##### INPUT ROWS
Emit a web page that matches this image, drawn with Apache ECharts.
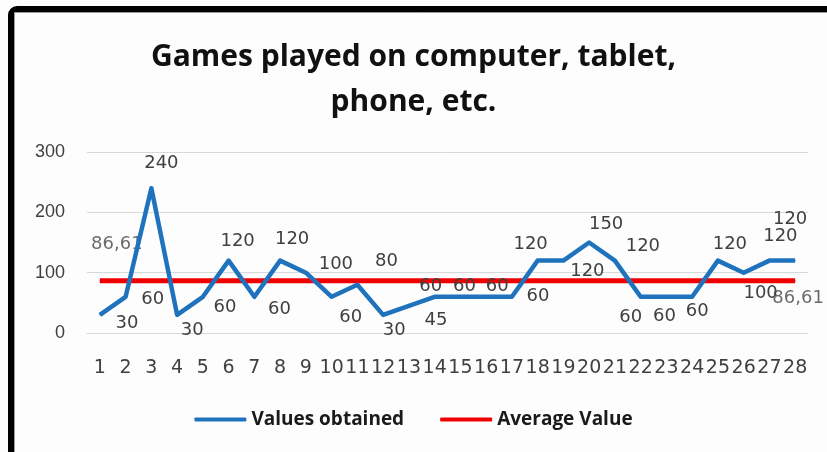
<!DOCTYPE html>
<html>
<head>
<meta charset="utf-8">
<script src="https://cdn.jsdelivr.net/npm/echarts@6/dist/echarts.min.js"></script>
<style>
  html, body { margin: 0; padding: 0; background: #ffffff; }
  #chart { width: 827px; height: 452px; }
</style>
</head>
<body>
<div id="chart"></div>
<script>
// Session numbers and minutes of gaming recorded for each one
const sessions = ['1','2','3','4','5','6','7','8','9','10','11','12','13','14',
                  '15','16','17','18','19','20','21','22','23','24','25','26','27','28'];
const valuesObtained = [30, 60, 240, 30, 60, 120, 60, 120, 100, 60, 80, 30, 45, 60,
                        60, 60, 60, 120, 120, 150, 120, 60, 60, 60, 120, 100, 120, 120];
const averageValue = 86.61;
const yTicks = [0, 100, 200, 300];

// Hand-placed label nudges (pixels) so the value tags do not collide
const labelNudge = [
  [27, 8], [27, 3], [10, -25], [15, 15], [22, 11], [9, -19], [25, 13], [12, -21],
  [30, -8], [19, 21], [29, -23], [11, 15], [27, 14], [-4, -10], [4, -10], [11, -10],
  [26, 0], [-7, -16], [24, 11], [17, -18], [28, -14], [-10, 21], [-2, 20], [5, 15],
  [12, -16], [17, 21], [11, -24], [-5, -41]
];

const fmtComma = v => String(v).replace('.', ',');

const valueData = valuesObtained.map((v, i) => ({
  value: v,
  label: { offset: labelNudge[i] }
}));

const avgData = sessions.map((_, i) => {
  const item = { value: averageValue };
  if (i === 0) item.label = { show: true, offset: [17, -36] };
  else if (i === sessions.length - 1) item.label = { show: true, offset: [3, 18] };
  return item;
});

const chart = echarts.init(document.getElementById('chart'), null, { renderer: 'canvas' });

chart.setOption({
  backgroundColor: '#fdfdfd',
  animation: false,
  title: {
    text: 'Games played on computer, tablet,\nphone, etc.',
    left: 'center',
    top: 30,
    textStyle: {
      fontFamily: 'Open Sans',
      fontWeight: 700,
      fontSize: 30,
      lineHeight: 45,
      color: '#111111'
    }
  },
  legend: {
    bottom: 18,
    left: 'center',
    icon: 'roundRect',
    itemWidth: 52,
    itemHeight: 4,
    itemGap: 36,
    textStyle: {
      fontFamily: 'Open Sans',
      fontWeight: 700,
      fontSize: 19,
      color: '#1a1a1a'
    },
    data: ['Values obtained', 'Average Value']
  },
  grid: {
    left: 87,
    right: 19,
    top: 152,
    bottom: 119,
    containLabel: false
  },
  xAxis: {
    type: 'category',
    data: sessions,
    axisLine: { show: true, lineStyle: { color: '#d9d9d9', width: 1 } },
    axisTick: { show: false },
    axisLabel: {
      interval: 0,
      margin: 26,
      fontFamily: 'DejaVu Sans',
      fontSize: 19,
      color: '#404040'
    }
  },
  yAxis: {
    type: 'value',
    min: yTicks[0],
    max: yTicks[yTicks.length - 1],
    interval: 100,
    axisLine: { show: false },
    axisTick: { show: false },
    splitLine: { lineStyle: { color: '#d9d9d9', width: 1 } },
    axisLabel: {
      margin: 22,
      fontFamily: 'Liberation Sans',
      fontSize: 18,
      color: '#404040'
    }
  },
  series: [
    {
      name: 'Values obtained',
      type: 'line',
      data: valueData,
      symbol: 'circle',
      symbolSize: 1,
      showSymbol: true,
      color: '#1f73bd',
      lineStyle: { width: 4.5, color: '#1f73bd', join: 'round' },
      z: 3,
      label: {
        show: true,
        position: 'inside',
        fontFamily: 'DejaVu Sans',
        fontSize: 18,
        color: '#404040'
      }
    },
    {
      name: 'Average Value',
      type: 'line',
      data: avgData,
      symbol: 'circle',
      symbolSize: 1,
      showSymbol: true,
      color: '#f00000',
      lineStyle: { width: 5, color: '#f00000' },
      z: 2,
      label: {
        show: false,
        position: 'inside',
        formatter: p => fmtComma(p.value),
        fontFamily: 'DejaVu Sans',
        fontSize: 18,
        color: '#6b6b6b'
      }
    }
  ],
  graphic: [
    {
      type: 'rect',
      silent: true,
      shape: { x: 11, y: 9, width: 900, height: 600, r: 6 },
      style: { fill: null, stroke: '#000000', lineWidth: 6 }
    },
    {
      type: 'rect',
      silent: true,
      shape: { x: 14.5, y: 12.5, width: 900, height: 600 },
      style: { fill: null, stroke: '#9a9a9a', lineWidth: 1 }
    }
  ]
});
</script>
</body>
</html>
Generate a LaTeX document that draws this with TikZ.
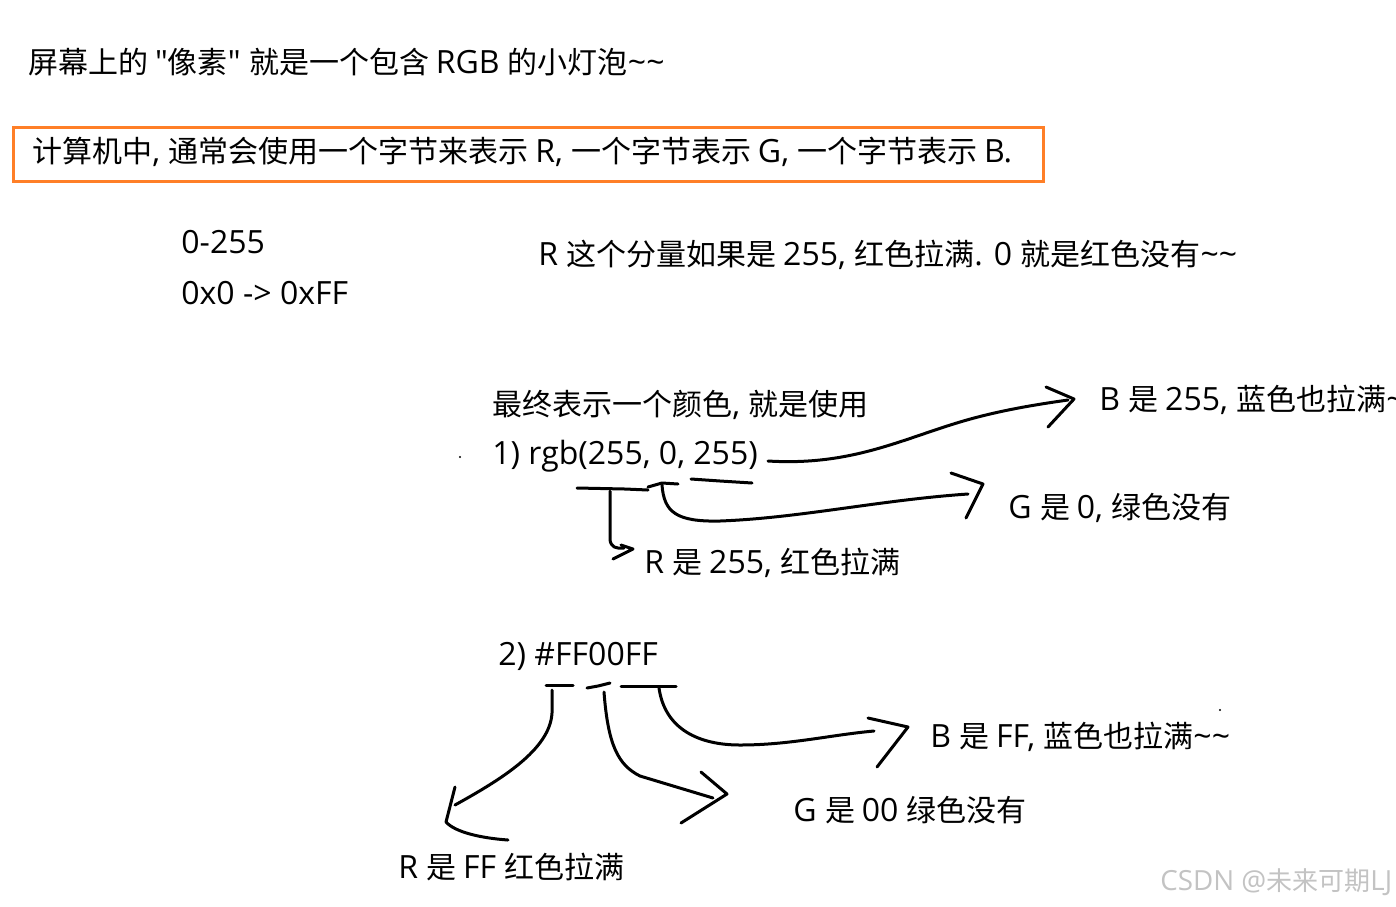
\documentclass[tikz,border=0pt]{standalone}
\usepackage{fontspec}
\newfontfamily\cjkf{Noto Sans CJK SC}
\newfontfamily\latf[Scale=1.067]{Open Sans}
\XeTeXinterchartokenstate=1
\newXeTeXintercharclass\cjkcls
\newcount\cjkcnt
\cjkcnt="4E00
\loop\XeTeXcharclass\cjkcnt=\cjkcls\advance\cjkcnt by 1\ifnum\cjkcnt<"A000\repeat
\cjkcnt="3000
\loop\XeTeXcharclass\cjkcnt=\cjkcls\advance\cjkcnt by 1\ifnum\cjkcnt<"3040\repeat
\XeTeXinterchartoks 0 \cjkcls = {\cjkf}
\XeTeXinterchartoks 4095 \cjkcls = {\cjkf}
\XeTeXinterchartoks \cjkcls 0 = {\latf}
\XeTeXinterchartoks 4095 0 = {\latf}
\newcommand\tld{\char"7E\relax}
\definecolor{boxorange}{RGB}{255,127,39}
\definecolor{wm}{RGB}{195,195,195}
\begin{document}
\begin{tikzpicture}[x=0.5pt,y=-0.5pt,
  txt/.style={anchor=west,inner sep=0pt,font=\latf\fontsize{15}{18}\selectfont},
  pen/.style={draw=black,line width=1.5pt,line cap=round,line join=round},
  wmk/.style={anchor=west,inner sep=0pt,text=wm,font=\latf\fontsize{13}{16}\selectfont}]
\useasboundingbox (0,0) rectangle (1396,906);
\clip (0,0) rectangle (1396,906);
\fill[white] (0,0) rectangle (1396,906);

% texts
\node[txt] (t1) at (28,62) {屏幕上的 "像素" 就是一个包含 RGB 的小灯泡\tld\tld};
\node[txt] (t2) at (32,152) {计算机中, 通常会使用一个字节来表示 R, 一个字节表示 G, 一个字节表示 B.};
\draw[boxorange,line width=1.5pt] (13,127) rectangle (1043,181);
\node[txt] (t3) at (181,242) {0-255};
\node[txt] (t4) at (181,293) {0x0 -> 0xFF};
\node[txt] (t5) at (538,255) {R 这个分量如果是 255, 红色拉满. 0 就是红色没有\tld\tld};
\node[txt] (t6) at (492,405) {最终表示一个颜色, 就是使用};
\node[txt] (t7) at (492,456) {1) rgb(255, 0, 255)};
\node[txt] (b1) at (1099,400) {B 是 255, 蓝色也拉满\tld\tld};
\node[txt] (g1) at (1008,508) {G 是 0, 绿色没有};
\node[txt] (r1) at (644,563) {R 是 255, 红色拉满};
\node[txt] (t8) at (498,656) {2) \#FF00FF};
\node[txt] (b2) at (930,737) {B 是 FF, 蓝色也拉满\tld\tld};
\node[txt] (g2) at (793,810) {G 是 00 绿色没有};
\node[txt] (r2) at (398,867) {R 是 FF 红色拉满};
\node[wmk] (wm) at (1160,882) {CSDN @未来可期LJ};

% dots
\fill (460,457) circle (1.2);
\fill (1220,710) circle (1.2);

% coordinates
\coordinate (r1s) at (610,491);
\coordinate (g1s) at (662,485);
\coordinate (b1s) at (768,461);
\coordinate (r2s) at (552,690);
\coordinate (g2s) at (604,692);
\coordinate (b2s) at (659,688);

% underlines 1)
\draw[pen] (577,488) -- (625,489) -- (648,490);
\draw[pen] (648,487) -- (662,483) -- (678,484);
\draw[pen] (691,479) -- (720,481) -- (752,483);
% arrows 1)
\draw[pen] (r1s) -- (610,540) .. controls (611,547) and (616,549) .. (624,548);
\draw[pen] (621,545) -- (633,549) -- (613,559);
\draw[pen] (g1s) .. controls (664,512) and (676,522) .. (720,521)
  .. controls (800,518) and (880,500) .. (968,494);
\draw[pen] (951,473) -- (983,484) -- (966,518);
\draw[pen] (b1s) .. controls (850,466) and (900,440) .. (960,422)
  .. controls (1000,410) and (1040,404) .. (1068,400);
\draw[pen] (1046,387) -- (1074,399) -- (1048,427);

% underlines 2)
\draw[pen] (546,685) -- (573,685);
\draw[pen] (587,688) -- (598,686) -- (610,683);
\draw[pen] (621,686) -- (676,686);
% arrows 2)
\draw[pen] (r2s) -- (552,713) .. controls (550,750) and (500,780) .. (455,805);
\draw[pen] (455,787) -- (446,822) .. controls (455,832) and (480,838) .. (508,840);
\draw[pen] (g2s) .. controls (608,745) and (618,765) .. (640,776) -- (713,798);
\draw[pen] (701,772) -- (727,794) -- (681,823);
\draw[pen] (b2s) .. controls (665,730) and (700,745) .. (740,745)
  .. controls (790,745) and (830,735) .. (874,731);
\draw[pen] (868,718) -- (908,727) -- (877,767);
\end{tikzpicture}
\end{document}
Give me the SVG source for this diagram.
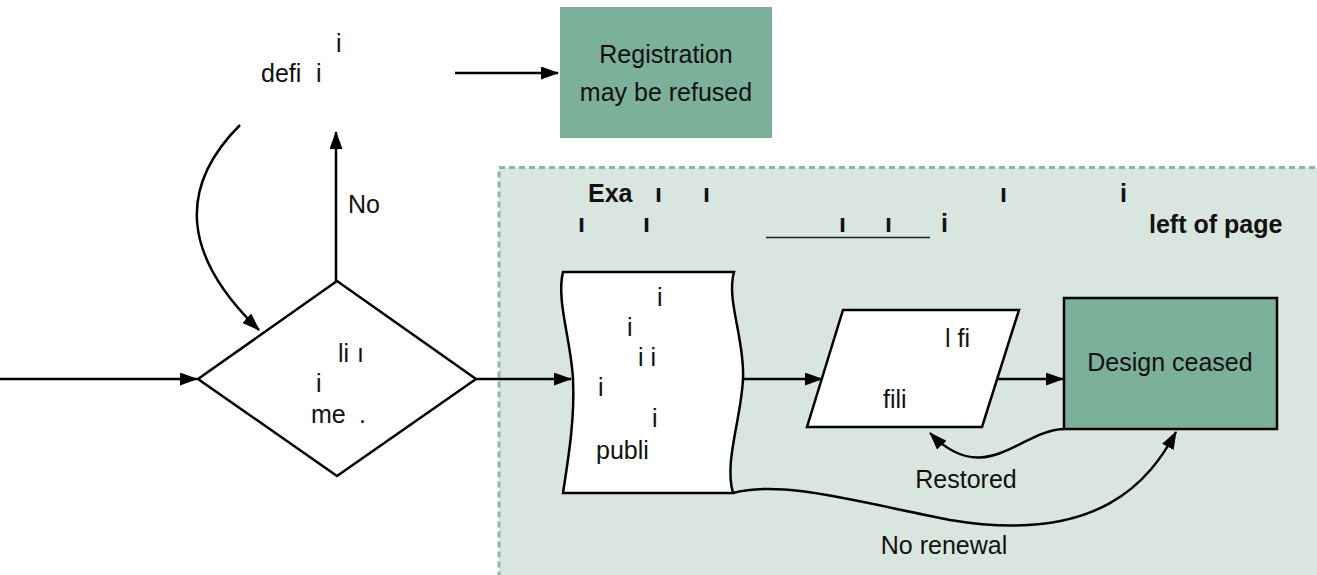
##########
WRITTEN EXERCISE: Using the entries above, extract exactly the lines from the one that contains "Generate a LaTeX" through the one that contains "(1220,710) circle (1.2);". Do not carry over any pictures.

WRITTEN ANSWER:
Generate a LaTeX document that draws this with TikZ.
\documentclass[tikz,border=0pt]{standalone}
\usepackage{fontspec}
\newfontfamily\cjkf{Noto Sans CJK SC}
\newfontfamily\latf[Scale=1.067]{Open Sans}
\XeTeXinterchartokenstate=1
\newXeTeXintercharclass\cjkcls
\newcount\cjkcnt
\cjkcnt="4E00
\loop\XeTeXcharclass\cjkcnt=\cjkcls\advance\cjkcnt by 1\ifnum\cjkcnt<"A000\repeat
\cjkcnt="3000
\loop\XeTeXcharclass\cjkcnt=\cjkcls\advance\cjkcnt by 1\ifnum\cjkcnt<"3040\repeat
\XeTeXinterchartoks 0 \cjkcls = {\cjkf}
\XeTeXinterchartoks 4095 \cjkcls = {\cjkf}
\XeTeXinterchartoks \cjkcls 0 = {\latf}
\XeTeXinterchartoks 4095 0 = {\latf}
\newcommand\tld{\char"7E\relax}
\definecolor{boxorange}{RGB}{255,127,39}
\definecolor{wm}{RGB}{195,195,195}
\begin{document}
\begin{tikzpicture}[x=0.5pt,y=-0.5pt,
  txt/.style={anchor=west,inner sep=0pt,font=\latf\fontsize{15}{18}\selectfont},
  pen/.style={draw=black,line width=1.5pt,line cap=round,line join=round},
  wmk/.style={anchor=west,inner sep=0pt,text=wm,font=\latf\fontsize{13}{16}\selectfont}]
\useasboundingbox (0,0) rectangle (1396,906);
\clip (0,0) rectangle (1396,906);
\fill[white] (0,0) rectangle (1396,906);

% texts
\node[txt] (t1) at (28,62) {屏幕上的 "像素" 就是一个包含 RGB 的小灯泡\tld\tld};
\node[txt] (t2) at (32,152) {计算机中, 通常会使用一个字节来表示 R, 一个字节表示 G, 一个字节表示 B.};
\draw[boxorange,line width=1.5pt] (13,127) rectangle (1043,181);
\node[txt] (t3) at (181,242) {0-255};
\node[txt] (t4) at (181,293) {0x0 -> 0xFF};
\node[txt] (t5) at (538,255) {R 这个分量如果是 255, 红色拉满. 0 就是红色没有\tld\tld};
\node[txt] (t6) at (492,405) {最终表示一个颜色, 就是使用};
\node[txt] (t7) at (492,456) {1) rgb(255, 0, 255)};
\node[txt] (b1) at (1099,400) {B 是 255, 蓝色也拉满\tld\tld};
\node[txt] (g1) at (1008,508) {G 是 0, 绿色没有};
\node[txt] (r1) at (644,563) {R 是 255, 红色拉满};
\node[txt] (t8) at (498,656) {2) \#FF00FF};
\node[txt] (b2) at (930,737) {B 是 FF, 蓝色也拉满\tld\tld};
\node[txt] (g2) at (793,810) {G 是 00 绿色没有};
\node[txt] (r2) at (398,867) {R 是 FF 红色拉满};
\node[wmk] (wm) at (1160,882) {CSDN @未来可期LJ};

% dots
\fill (460,457) circle (1.2);
\fill (1220,710) circle (1.2);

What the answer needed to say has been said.